Raw data —
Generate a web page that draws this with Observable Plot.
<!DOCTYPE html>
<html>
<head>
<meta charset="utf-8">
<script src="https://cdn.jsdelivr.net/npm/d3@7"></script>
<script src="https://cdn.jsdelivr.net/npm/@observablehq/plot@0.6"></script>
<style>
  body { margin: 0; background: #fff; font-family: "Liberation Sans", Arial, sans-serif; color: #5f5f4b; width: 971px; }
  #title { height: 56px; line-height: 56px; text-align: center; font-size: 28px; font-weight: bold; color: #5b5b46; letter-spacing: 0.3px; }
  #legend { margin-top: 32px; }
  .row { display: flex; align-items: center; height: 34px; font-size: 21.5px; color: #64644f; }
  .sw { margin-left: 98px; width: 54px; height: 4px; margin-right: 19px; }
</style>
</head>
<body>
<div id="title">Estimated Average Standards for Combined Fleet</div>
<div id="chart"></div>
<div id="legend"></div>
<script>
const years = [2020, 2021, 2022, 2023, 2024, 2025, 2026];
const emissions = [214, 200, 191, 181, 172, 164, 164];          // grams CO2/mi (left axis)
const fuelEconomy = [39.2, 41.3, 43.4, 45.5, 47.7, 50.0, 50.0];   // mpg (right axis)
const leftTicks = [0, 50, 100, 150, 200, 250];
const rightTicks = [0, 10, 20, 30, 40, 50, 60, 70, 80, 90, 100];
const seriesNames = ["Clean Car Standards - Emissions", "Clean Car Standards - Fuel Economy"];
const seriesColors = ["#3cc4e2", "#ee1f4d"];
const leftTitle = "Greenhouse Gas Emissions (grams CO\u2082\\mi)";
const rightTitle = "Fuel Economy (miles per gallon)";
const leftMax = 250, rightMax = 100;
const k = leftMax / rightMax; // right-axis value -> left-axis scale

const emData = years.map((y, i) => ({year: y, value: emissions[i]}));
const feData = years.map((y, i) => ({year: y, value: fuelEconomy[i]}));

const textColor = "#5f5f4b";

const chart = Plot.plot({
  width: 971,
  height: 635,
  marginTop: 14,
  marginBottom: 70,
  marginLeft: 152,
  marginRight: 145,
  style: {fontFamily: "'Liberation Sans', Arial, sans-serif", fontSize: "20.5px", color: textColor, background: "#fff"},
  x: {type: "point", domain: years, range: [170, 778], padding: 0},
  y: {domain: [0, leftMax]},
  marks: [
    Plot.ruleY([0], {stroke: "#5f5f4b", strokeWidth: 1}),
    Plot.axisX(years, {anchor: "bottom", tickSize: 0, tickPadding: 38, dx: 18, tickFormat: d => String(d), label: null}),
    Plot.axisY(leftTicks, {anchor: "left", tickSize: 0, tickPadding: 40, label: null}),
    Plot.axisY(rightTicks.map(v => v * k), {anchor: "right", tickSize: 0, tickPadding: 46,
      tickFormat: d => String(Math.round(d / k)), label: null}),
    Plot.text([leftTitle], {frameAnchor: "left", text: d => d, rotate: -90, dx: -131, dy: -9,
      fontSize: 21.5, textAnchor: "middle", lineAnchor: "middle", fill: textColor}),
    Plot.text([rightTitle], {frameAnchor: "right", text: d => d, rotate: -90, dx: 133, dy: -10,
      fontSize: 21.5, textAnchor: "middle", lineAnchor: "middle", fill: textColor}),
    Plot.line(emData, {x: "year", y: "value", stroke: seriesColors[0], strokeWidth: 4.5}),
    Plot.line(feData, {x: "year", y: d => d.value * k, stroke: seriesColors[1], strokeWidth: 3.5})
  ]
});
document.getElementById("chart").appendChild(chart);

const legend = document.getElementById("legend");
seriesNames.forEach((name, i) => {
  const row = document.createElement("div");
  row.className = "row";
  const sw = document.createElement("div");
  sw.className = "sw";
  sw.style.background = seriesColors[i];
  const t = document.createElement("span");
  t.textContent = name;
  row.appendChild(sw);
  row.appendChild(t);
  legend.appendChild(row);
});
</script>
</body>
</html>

What you have to do —
Copy the material above verbatim.

Right answer —
Generate a web page that draws this with Observable Plot.
<!DOCTYPE html>
<html>
<head>
<meta charset="utf-8">
<script src="https://cdn.jsdelivr.net/npm/d3@7"></script>
<script src="https://cdn.jsdelivr.net/npm/@observablehq/plot@0.6"></script>
<style>
  body { margin: 0; background: #fff; font-family: "Liberation Sans", Arial, sans-serif; color: #5f5f4b; width: 971px; }
  #title { height: 56px; line-height: 56px; text-align: center; font-size: 28px; font-weight: bold; color: #5b5b46; letter-spacing: 0.3px; }
  #legend { margin-top: 32px; }
  .row { display: flex; align-items: center; height: 34px; font-size: 21.5px; color: #64644f; }
  .sw { margin-left: 98px; width: 54px; height: 4px; margin-right: 19px; }
</style>
</head>
<body>
<div id="title">Estimated Average Standards for Combined Fleet</div>
<div id="chart"></div>
<div id="legend"></div>
<script>
const years = [2020, 2021, 2022, 2023, 2024, 2025, 2026];
const emissions = [214, 200, 191, 181, 172, 164, 164];          // grams CO2/mi (left axis)
const fuelEconomy = [39.2, 41.3, 43.4, 45.5, 47.7, 50.0, 50.0];   // mpg (right axis)
const leftTicks = [0, 50, 100, 150, 200, 250];
const rightTicks = [0, 10, 20, 30, 40, 50, 60, 70, 80, 90, 100];
const seriesNames = ["Clean Car Standards - Emissions", "Clean Car Standards - Fuel Economy"];
const seriesColors = ["#3cc4e2", "#ee1f4d"];
const leftTitle = "Greenhouse Gas Emissions (grams CO\u2082\\mi)";
const rightTitle = "Fuel Economy (miles per gallon)";
const leftMax = 250, rightMax = 100;
const k = leftMax / rightMax; // right-axis value -> left-axis scale

const emData = years.map((y, i) => ({year: y, value: emissions[i]}));
const feData = years.map((y, i) => ({year: y, value: fuelEconomy[i]}));

const textColor = "#5f5f4b";

const chart = Plot.plot({
  width: 971,
  height: 635,
  marginTop: 14,
  marginBottom: 70,
  marginLeft: 152,
  marginRight: 145,
  style: {fontFamily: "'Liberation Sans', Arial, sans-serif", fontSize: "20.5px", color: textColor, background: "#fff"},
  x: {type: "point", domain: years, range: [170, 778], padding: 0},
  y: {domain: [0, leftMax]},
  marks: [
    Plot.ruleY([0], {stroke: "#5f5f4b", strokeWidth: 1}),
    Plot.axisX(years, {anchor: "bottom", tickSize: 0, tickPadding: 38, dx: 18, tickFormat: d => String(d), label: null}),
    Plot.axisY(leftTicks, {anchor: "left", tickSize: 0, tickPadding: 40, label: null}),
    Plot.axisY(rightTicks.map(v => v * k), {anchor: "right", tickSize: 0, tickPadding: 46,
      tickFormat: d => String(Math.round(d / k)), label: null}),
    Plot.text([leftTitle], {frameAnchor: "left", text: d => d, rotate: -90, dx: -131, dy: -9,
      fontSize: 21.5, textAnchor: "middle", lineAnchor: "middle", fill: textColor}),
    Plot.text([rightTitle], {frameAnchor: "right", text: d => d, rotate: -90, dx: 133, dy: -10,
      fontSize: 21.5, textAnchor: "middle", lineAnchor: "middle", fill: textColor}),
    Plot.line(emData, {x: "year", y: "value", stroke: seriesColors[0], strokeWidth: 4.5}),
    Plot.line(feData, {x: "year", y: d => d.value * k, stroke: seriesColors[1], strokeWidth: 3.5})
  ]
});
document.getElementById("chart").appendChild(chart);

const legend = document.getElementById("legend");
seriesNames.forEach((name, i) => {
  const row = document.createElement("div");
  row.className = "row";
  const sw = document.createElement("div");
  sw.className = "sw";
  sw.style.background = seriesColors[i];
  const t = document.createElement("span");
  t.textContent = name;
  row.appendChild(sw);
  row.appendChild(t);
  legend.appendChild(row);
});
</script>
</body>
</html>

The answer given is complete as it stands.